Top English and French clubs monitoring Paddy Jackson situation after out-half found not guilty in rape trial
A solicitor for Paddy Jackson says that the out-half's 'main priority is to return to work' after the Ireland international was found not guilty of rape and sexual assault at a trial in Belfast.
His Ulster and Ireland team-mate Stuart Olding was also found not guilty of rape. Both Jackson and Olding have been stood down from Ireland and Ulster duty since charges were brought against them.
The Irish Rugby Football Union (IRFU) and Ulster Rugby have now launched a review, which will determine whether Jackson and Olding can resume their top-level rugby careers in Ireland.
"The IRFU and Ulster Rugby note the verdict handed down today at the Belfast Crown Court in relation to the case brought against Paddy Jackson and Stuart Olding," read a joint IRFU and Ulster Rugby statement.
"We wish to acknowledge that this has undoubtedly been a difficult and extremely traumatic time for all involved.
"To respect the judicial proceedings the IRFU and Ulster Rugby postponed any internal review of the matter with the players, until the proceedings concluded.
"IRFU and Ulster Rugby officials will review the matter, in line with existing procedures for all contracted players.
"A Review Committee, made up of senior representatives of the IRFU and Ulster Rugby, has been appointed and will conclude its review as soon as practicable. The players will continue to be relieved of all duties while the Review Committee is in process and determining its findings."

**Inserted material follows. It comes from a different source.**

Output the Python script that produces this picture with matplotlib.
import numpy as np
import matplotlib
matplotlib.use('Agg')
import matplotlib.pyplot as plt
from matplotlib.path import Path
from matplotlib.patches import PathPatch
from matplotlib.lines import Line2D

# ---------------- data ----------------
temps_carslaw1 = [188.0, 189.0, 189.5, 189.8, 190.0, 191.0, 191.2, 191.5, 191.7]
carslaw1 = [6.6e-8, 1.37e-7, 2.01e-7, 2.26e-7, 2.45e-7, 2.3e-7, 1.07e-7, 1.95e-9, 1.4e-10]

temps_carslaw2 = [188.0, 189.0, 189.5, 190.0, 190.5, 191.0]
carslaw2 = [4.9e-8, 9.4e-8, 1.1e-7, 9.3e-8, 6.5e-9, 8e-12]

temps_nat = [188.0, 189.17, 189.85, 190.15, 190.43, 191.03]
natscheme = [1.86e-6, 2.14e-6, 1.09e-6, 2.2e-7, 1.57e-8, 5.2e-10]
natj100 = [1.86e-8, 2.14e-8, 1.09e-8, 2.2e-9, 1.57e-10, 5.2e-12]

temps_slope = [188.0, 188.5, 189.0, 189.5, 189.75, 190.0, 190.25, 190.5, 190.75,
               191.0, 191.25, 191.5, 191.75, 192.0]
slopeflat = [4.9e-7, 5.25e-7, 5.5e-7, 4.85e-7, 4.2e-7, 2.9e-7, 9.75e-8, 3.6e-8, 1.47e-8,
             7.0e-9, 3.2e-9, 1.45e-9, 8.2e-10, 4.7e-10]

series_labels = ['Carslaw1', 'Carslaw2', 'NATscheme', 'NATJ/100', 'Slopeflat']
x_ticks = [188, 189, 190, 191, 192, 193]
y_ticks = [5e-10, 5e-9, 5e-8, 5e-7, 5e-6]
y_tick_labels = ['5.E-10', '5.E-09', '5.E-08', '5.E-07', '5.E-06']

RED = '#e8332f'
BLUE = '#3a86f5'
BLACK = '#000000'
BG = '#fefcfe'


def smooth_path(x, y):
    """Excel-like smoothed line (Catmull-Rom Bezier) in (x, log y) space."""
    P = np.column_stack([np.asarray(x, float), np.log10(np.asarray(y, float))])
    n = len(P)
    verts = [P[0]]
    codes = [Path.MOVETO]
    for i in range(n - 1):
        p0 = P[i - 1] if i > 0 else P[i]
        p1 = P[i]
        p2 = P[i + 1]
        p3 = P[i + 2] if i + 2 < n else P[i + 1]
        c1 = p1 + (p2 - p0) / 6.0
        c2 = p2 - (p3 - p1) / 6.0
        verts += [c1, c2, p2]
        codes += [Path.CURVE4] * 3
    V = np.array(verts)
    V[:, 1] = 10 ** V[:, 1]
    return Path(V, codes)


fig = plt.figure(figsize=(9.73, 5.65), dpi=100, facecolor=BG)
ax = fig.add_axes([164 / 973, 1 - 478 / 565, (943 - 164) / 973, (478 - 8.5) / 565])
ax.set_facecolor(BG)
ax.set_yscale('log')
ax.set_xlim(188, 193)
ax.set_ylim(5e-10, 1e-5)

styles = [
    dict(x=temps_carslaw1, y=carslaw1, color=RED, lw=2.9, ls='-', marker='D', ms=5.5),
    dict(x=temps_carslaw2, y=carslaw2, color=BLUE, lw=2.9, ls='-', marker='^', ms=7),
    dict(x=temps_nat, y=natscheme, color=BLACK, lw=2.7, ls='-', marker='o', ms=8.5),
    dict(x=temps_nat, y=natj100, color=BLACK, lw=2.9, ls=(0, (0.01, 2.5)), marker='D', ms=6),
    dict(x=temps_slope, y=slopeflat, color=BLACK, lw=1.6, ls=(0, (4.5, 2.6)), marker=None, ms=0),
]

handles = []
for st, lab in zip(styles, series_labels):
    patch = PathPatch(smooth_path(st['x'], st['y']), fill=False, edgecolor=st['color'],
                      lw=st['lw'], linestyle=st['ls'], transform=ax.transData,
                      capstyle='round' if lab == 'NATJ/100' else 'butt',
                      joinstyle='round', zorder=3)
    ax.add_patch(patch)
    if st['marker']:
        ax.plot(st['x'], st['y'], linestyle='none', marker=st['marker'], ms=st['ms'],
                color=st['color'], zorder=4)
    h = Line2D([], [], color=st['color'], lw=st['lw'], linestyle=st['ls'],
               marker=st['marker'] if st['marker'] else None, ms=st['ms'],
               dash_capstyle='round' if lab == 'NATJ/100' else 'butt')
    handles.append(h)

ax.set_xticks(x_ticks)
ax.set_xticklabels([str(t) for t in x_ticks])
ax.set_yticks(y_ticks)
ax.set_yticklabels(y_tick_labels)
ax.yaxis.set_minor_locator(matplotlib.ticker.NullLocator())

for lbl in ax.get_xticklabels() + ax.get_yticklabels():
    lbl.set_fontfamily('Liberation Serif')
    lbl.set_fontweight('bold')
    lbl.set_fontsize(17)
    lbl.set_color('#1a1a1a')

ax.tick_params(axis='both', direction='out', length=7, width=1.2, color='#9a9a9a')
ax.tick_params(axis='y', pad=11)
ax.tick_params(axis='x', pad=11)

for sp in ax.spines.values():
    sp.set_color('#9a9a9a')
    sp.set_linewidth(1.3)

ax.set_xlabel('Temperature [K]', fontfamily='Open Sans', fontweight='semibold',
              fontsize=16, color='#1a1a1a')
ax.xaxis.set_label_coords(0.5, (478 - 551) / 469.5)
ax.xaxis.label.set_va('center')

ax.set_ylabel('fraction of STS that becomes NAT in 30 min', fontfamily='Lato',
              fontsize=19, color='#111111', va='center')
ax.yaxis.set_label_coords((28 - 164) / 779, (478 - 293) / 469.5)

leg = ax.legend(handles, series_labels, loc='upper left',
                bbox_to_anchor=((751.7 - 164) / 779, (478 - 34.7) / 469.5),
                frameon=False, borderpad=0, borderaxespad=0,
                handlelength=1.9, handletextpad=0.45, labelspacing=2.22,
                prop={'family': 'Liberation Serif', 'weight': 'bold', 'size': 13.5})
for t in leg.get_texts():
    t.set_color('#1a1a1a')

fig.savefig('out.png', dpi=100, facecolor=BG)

Jackson and Olding may now be able to relaunch their careers, but Ireland and Ulster will take time before making any further decisions.
It is understood too however, that a number of top clubs in England and France are monitoring Jackson's situation, which could provide another route back into frontline action.
Outside the court, Jackson's solicitor, Joe McVeigh, said that his client's priority is 'to return to work'.
"As for Paddy, his main priority now is to return to work, that means getting back on the rugby pitch, and representing his province and his country," McVeigh said.